There are currently hundreds of plant applications lodged with local councils across the country. One of Europe’s largest grid-scale battery storage facilities came online at Cottingham, near Hull, in 2022 and at Pacific Green we are working on an even larger project at Sheaf Energy Park .
“Large-scale battery developments will soon be the norm in the UK, solving the problem of balancing short-term power demand with the intermittency of wind and solar generation,” said Pratheeksha R, a renewable energy analyst at Rystad Energy. “And this could just be the start.
“Further growth could soon be on the way if the government introduces additional incentives to spur investments.”
Another factor driving BESS adoption could be that the presence of many more electric vehicles on the roads will drive up demand for battery systems on the grid.
Required as buffers for vehicle charging, this roll out will undoubtedly be helped by cuts in the cost of batteries as vehicle electrification scales.
Meanwhile, hydrogen technology looks set to dominate the manufacturing and industrial sectors, while remaining important in the aviation and marine industries through the production of hydrogen-derived fuels.
The DNV report says that applications are “spread across multiple sectors, with aviation, maritime and manufacturing accounting for 79% of all hydrogen use by 2050.”
The authors note that the hydrogen economy is not currently as well developed as the battery market.
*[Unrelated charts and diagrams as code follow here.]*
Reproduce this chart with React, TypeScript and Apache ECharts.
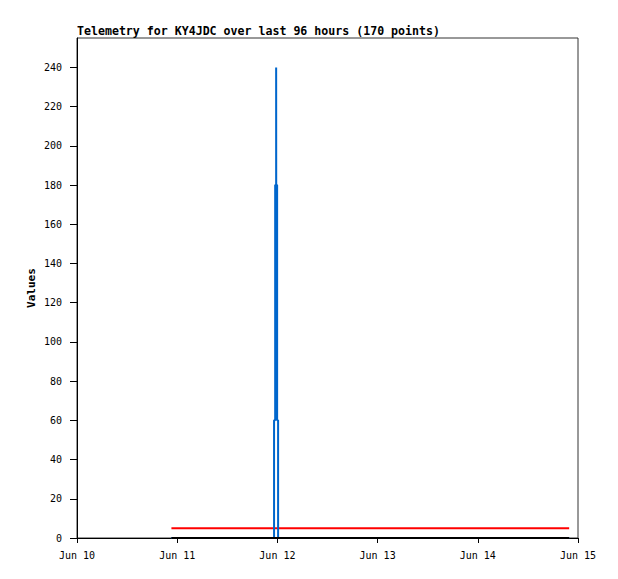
import React, { useEffect, useRef } from "react";
import * as echarts from "echarts";

const T0 = Date.UTC(2024, 5, 10);
const H = 3600000;
const DAY = 24 * H;
const t = (day: number, hh: number, mm: number) => Date.UTC(2024, 5, day, hh, mm);

const xTickLabels = ["Jun 10", "Jun 11", "Jun 12", "Jun 13", "Jun 14", "Jun 15"];
const yTicks = [0, 20, 40, 60, 80, 100, 120, 140, 160, 180, 200, 220, 240];

const blueTimes = [
  t(10, 22, 37), t(11, 23, 12), t(11, 23, 12), t(11, 23, 28), t(11, 23, 28), t(11, 23, 42),
  t(11, 23, 42), t(11, 23, 43), t(11, 23, 56), t(11, 23, 56), t(12, 0, 10), t(12, 0, 10), t(14, 21, 53),
];
const blueValues = [0, 0, 60, 60, 180, 180, 240, 180, 180, 60, 60, 0, 0];
const redTimes = [t(10, 22, 37), t(14, 21, 53)];
const redValues = [5, 5];
const blackTimes = [t(10, 22, 37), t(14, 21, 53)];
const blackValues = [0, 0];

const FONT = "DejaVu Sans Mono";

export default function App() {
  const ref = useRef<HTMLDivElement>(null);
  useEffect(() => {
    document.body.style.margin = "0";
    const chart = echarts.init(ref.current!, null, { renderer: "svg" });
    const pair = (ts: number[], vs: number[]) => ts.map((x, i) => [x, vs[i]]);
    chart.setOption({
      animation: false,
      backgroundColor: "#fff",
      title: {
        text: "Telemetry for KY4JDC over last 96 hours (170 points)",
        left: 77,
        top: 25,
        padding: 0,
        textStyle: { fontFamily: FONT, fontSize: 11.6, fontWeight: "bold", color: "#000" },
      },
      grid: { left: 77, top: 38, right: 40, bottom: 41, show: true, borderColor: "#333", borderWidth: 1, backgroundColor: "transparent" },
      xAxis: {
        type: "value",
        min: T0,
        max: T0 + 5 * DAY,
        interval: DAY,
        splitLine: { show: false },
        axisLine: { lineStyle: { color: "#000", width: 1 } },
        axisTick: { show: true, length: 5, lineStyle: { color: "#000" } },
        axisLabel: {
          fontFamily: FONT,
          fontSize: 10,
          color: "#000",
          margin: 12,
          formatter: (v: number) => xTickLabels[Math.round((v - T0) / DAY)] ?? "",
        },
      },
      yAxis: {
        type: "value",
        min: 0,
        max: 255,
        interval: 20,
        name: "Values",
        nameLocation: "middle",
        nameGap: 40,
        nameMoveOverlap: false,
        nameTextStyle: { fontFamily: FONT, fontSize: 11, fontWeight: "bold", color: "#000" },
        splitLine: { show: false },
        axisLine: { show: true, lineStyle: { color: "#000", width: 1 } },
        axisTick: { show: true, length: 7, customValues: yTicks, lineStyle: { color: "#000" } },
        axisLabel: { fontFamily: FONT, fontSize: 10, color: "#000", margin: 15, customValues: yTicks },
      },
      series: [
        { type: "line", data: pair(redTimes, redValues), symbol: "none", lineStyle: { color: "#ff0000", width: 2 }, z: 2 },
        { type: "line", data: pair(blueTimes, blueValues), symbol: "none", lineStyle: { color: "#0066cc", width: 2 }, z: 3 },
        { type: "line", data: pair(blackTimes, blackValues), symbol: "none", lineStyle: { color: "#000", width: 2 }, z: 4 },
      ],
    });
    return () => chart.dispose();
  }, []);
  return <div ref={ref} style={{ width: 618, height: 579 }} />;
}
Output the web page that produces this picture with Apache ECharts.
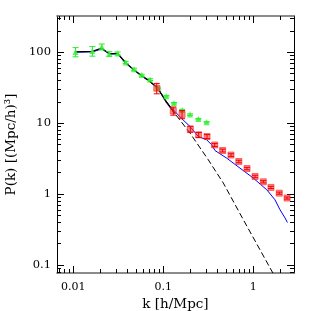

But it will become increasingly important from 2030, reaching an energy throughput of 105 TWh a year by 2050.
Additionally, direct use of hydrogen in manufacturing will account for 11% of energy demand by 2050, replacing coal in the steel industry and natural gas to provide heat.
The DNV report concludes that batteries will take a dominant share of the short-duration energy storage requirements, while hydrogen will be used to balance demand over a longer, seasonal periods. We will be looking to help develop both technologies at scale across the UK.